• Short problem: Up to and including the line that contains "y_title = 'שווי דירה מוערך'", repeat each line of the data exactly, starting from the first.

• Provided data:
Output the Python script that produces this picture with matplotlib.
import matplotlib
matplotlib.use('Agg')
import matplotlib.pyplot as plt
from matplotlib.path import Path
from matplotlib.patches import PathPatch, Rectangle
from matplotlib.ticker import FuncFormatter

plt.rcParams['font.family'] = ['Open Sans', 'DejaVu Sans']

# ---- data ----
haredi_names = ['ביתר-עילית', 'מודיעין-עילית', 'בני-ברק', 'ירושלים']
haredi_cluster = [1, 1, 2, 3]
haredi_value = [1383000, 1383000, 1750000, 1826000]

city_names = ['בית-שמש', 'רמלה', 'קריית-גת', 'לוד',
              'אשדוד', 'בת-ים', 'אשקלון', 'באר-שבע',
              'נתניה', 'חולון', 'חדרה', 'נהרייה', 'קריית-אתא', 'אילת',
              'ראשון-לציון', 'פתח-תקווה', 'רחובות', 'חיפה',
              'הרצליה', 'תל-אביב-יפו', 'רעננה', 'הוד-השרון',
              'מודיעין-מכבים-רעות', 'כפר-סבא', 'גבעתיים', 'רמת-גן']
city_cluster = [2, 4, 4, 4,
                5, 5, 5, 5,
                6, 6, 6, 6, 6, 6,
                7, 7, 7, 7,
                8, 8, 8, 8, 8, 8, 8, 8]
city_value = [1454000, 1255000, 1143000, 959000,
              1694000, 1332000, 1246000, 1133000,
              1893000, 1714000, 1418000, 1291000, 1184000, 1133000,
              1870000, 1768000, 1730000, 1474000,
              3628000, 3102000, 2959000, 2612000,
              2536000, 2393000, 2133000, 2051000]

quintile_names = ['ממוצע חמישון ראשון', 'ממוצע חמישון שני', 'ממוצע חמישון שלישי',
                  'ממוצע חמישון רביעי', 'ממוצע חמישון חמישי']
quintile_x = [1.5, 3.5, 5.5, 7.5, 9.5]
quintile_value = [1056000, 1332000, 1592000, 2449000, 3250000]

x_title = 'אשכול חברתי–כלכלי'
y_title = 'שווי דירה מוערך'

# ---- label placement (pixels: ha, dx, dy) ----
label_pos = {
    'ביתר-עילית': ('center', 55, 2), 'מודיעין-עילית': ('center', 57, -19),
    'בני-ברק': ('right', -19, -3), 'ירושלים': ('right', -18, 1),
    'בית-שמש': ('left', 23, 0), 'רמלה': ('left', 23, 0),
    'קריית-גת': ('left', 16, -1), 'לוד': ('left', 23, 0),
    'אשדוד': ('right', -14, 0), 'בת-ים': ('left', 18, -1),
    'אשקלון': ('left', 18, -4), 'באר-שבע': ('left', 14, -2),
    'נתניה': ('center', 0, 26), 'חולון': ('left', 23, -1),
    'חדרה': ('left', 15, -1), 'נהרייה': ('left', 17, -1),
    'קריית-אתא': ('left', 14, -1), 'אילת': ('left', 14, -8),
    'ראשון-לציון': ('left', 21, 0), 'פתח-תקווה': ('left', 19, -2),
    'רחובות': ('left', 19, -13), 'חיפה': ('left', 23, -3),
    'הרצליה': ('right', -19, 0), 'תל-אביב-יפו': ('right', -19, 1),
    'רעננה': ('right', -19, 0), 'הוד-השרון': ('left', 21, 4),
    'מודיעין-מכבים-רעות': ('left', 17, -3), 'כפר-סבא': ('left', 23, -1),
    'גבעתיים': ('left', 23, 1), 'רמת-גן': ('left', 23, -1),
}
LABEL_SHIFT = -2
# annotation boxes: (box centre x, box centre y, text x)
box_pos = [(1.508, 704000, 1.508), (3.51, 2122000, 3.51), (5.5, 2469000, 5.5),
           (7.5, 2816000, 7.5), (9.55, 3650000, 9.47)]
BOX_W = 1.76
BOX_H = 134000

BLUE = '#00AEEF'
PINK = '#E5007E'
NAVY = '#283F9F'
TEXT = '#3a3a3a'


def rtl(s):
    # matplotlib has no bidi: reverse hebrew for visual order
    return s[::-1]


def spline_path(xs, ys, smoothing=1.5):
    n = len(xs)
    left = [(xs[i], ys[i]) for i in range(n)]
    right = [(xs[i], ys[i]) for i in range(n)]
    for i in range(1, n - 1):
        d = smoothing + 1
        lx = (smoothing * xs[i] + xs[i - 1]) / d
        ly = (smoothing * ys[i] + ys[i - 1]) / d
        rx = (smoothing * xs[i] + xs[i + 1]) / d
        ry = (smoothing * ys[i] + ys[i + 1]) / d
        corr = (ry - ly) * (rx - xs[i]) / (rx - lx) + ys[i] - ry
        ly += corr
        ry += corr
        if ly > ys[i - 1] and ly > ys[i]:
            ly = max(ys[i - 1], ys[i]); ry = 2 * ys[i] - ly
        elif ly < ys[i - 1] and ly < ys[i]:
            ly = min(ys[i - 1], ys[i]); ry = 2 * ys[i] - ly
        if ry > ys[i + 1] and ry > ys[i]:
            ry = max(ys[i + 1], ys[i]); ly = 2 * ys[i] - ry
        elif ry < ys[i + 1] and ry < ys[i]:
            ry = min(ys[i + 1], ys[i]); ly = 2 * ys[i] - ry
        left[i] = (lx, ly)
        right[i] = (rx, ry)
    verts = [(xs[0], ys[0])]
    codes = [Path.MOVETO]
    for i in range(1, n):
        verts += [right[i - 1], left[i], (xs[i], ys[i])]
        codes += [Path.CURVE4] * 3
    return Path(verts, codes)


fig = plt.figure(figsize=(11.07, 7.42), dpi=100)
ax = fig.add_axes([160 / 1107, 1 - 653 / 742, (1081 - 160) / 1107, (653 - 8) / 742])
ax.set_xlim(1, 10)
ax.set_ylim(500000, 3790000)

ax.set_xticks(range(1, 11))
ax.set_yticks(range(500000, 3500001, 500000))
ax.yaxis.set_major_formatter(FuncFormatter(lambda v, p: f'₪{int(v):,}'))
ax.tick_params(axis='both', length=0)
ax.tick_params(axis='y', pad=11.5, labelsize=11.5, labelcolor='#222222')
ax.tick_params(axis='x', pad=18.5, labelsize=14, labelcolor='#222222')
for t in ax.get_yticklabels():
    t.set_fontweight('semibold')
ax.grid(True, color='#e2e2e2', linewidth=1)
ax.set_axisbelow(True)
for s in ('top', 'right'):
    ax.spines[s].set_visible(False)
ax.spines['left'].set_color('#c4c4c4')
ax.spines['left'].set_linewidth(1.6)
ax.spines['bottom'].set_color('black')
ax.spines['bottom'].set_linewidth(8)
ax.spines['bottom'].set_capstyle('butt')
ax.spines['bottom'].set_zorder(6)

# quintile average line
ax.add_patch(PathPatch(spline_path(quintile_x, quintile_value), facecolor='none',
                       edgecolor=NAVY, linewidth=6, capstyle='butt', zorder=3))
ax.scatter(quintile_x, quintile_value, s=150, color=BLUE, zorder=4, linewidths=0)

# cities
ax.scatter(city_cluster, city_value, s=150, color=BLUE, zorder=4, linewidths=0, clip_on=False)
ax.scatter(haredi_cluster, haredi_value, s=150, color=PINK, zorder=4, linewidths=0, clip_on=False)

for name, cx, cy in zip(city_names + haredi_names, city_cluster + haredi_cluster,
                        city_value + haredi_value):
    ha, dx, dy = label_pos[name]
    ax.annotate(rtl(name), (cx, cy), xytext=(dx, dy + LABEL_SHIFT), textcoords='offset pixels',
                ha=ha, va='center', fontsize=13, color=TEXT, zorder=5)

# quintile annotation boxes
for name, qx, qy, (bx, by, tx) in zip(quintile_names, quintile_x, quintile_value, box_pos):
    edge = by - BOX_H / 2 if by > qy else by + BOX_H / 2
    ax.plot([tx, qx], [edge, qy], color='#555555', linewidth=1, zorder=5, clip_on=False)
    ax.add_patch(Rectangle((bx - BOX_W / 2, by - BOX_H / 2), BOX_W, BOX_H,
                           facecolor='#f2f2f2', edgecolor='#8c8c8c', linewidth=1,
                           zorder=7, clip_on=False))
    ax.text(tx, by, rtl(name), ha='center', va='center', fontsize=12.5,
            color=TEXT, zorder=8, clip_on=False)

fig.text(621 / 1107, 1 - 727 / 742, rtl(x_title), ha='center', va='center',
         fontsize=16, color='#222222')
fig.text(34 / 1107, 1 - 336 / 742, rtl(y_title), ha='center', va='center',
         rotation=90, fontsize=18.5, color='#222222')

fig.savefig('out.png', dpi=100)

• Response:
Output the Python script that produces this picture with matplotlib.
import matplotlib
matplotlib.use('Agg')
import matplotlib.pyplot as plt
from matplotlib.path import Path
from matplotlib.patches import PathPatch, Rectangle
from matplotlib.ticker import FuncFormatter

plt.rcParams['font.family'] = ['Open Sans', 'DejaVu Sans']

# ---- data ----
haredi_names = ['ביתר-עילית', 'מודיעין-עילית', 'בני-ברק', 'ירושלים']
haredi_cluster = [1, 1, 2, 3]
haredi_value = [1383000, 1383000, 1750000, 1826000]

city_names = ['בית-שמש', 'רמלה', 'קריית-גת', 'לוד',
              'אשדוד', 'בת-ים', 'אשקלון', 'באר-שבע',
              'נתניה', 'חולון', 'חדרה', 'נהרייה', 'קריית-אתא', 'אילת',
              'ראשון-לציון', 'פתח-תקווה', 'רחובות', 'חיפה',
              'הרצליה', 'תל-אביב-יפו', 'רעננה', 'הוד-השרון',
              'מודיעין-מכבים-רעות', 'כפר-סבא', 'גבעתיים', 'רמת-גן']
city_cluster = [2, 4, 4, 4,
                5, 5, 5, 5,
                6, 6, 6, 6, 6, 6,
                7, 7, 7, 7,
                8, 8, 8, 8, 8, 8, 8, 8]
city_value = [1454000, 1255000, 1143000, 959000,
              1694000, 1332000, 1246000, 1133000,
              1893000, 1714000, 1418000, 1291000, 1184000, 1133000,
              1870000, 1768000, 1730000, 1474000,
              3628000, 3102000, 2959000, 2612000,
              2536000, 2393000, 2133000, 2051000]

quintile_names = ['ממוצע חמישון ראשון', 'ממוצע חמישון שני', 'ממוצע חמישון שלישי',
                  'ממוצע חמישון רביעי', 'ממוצע חמישון חמישי']
quintile_x = [1.5, 3.5, 5.5, 7.5, 9.5]
quintile_value = [1056000, 1332000, 1592000, 2449000, 3250000]

x_title = 'אשכול חברתי–כלכלי'
y_title = 'שווי דירה מוערך'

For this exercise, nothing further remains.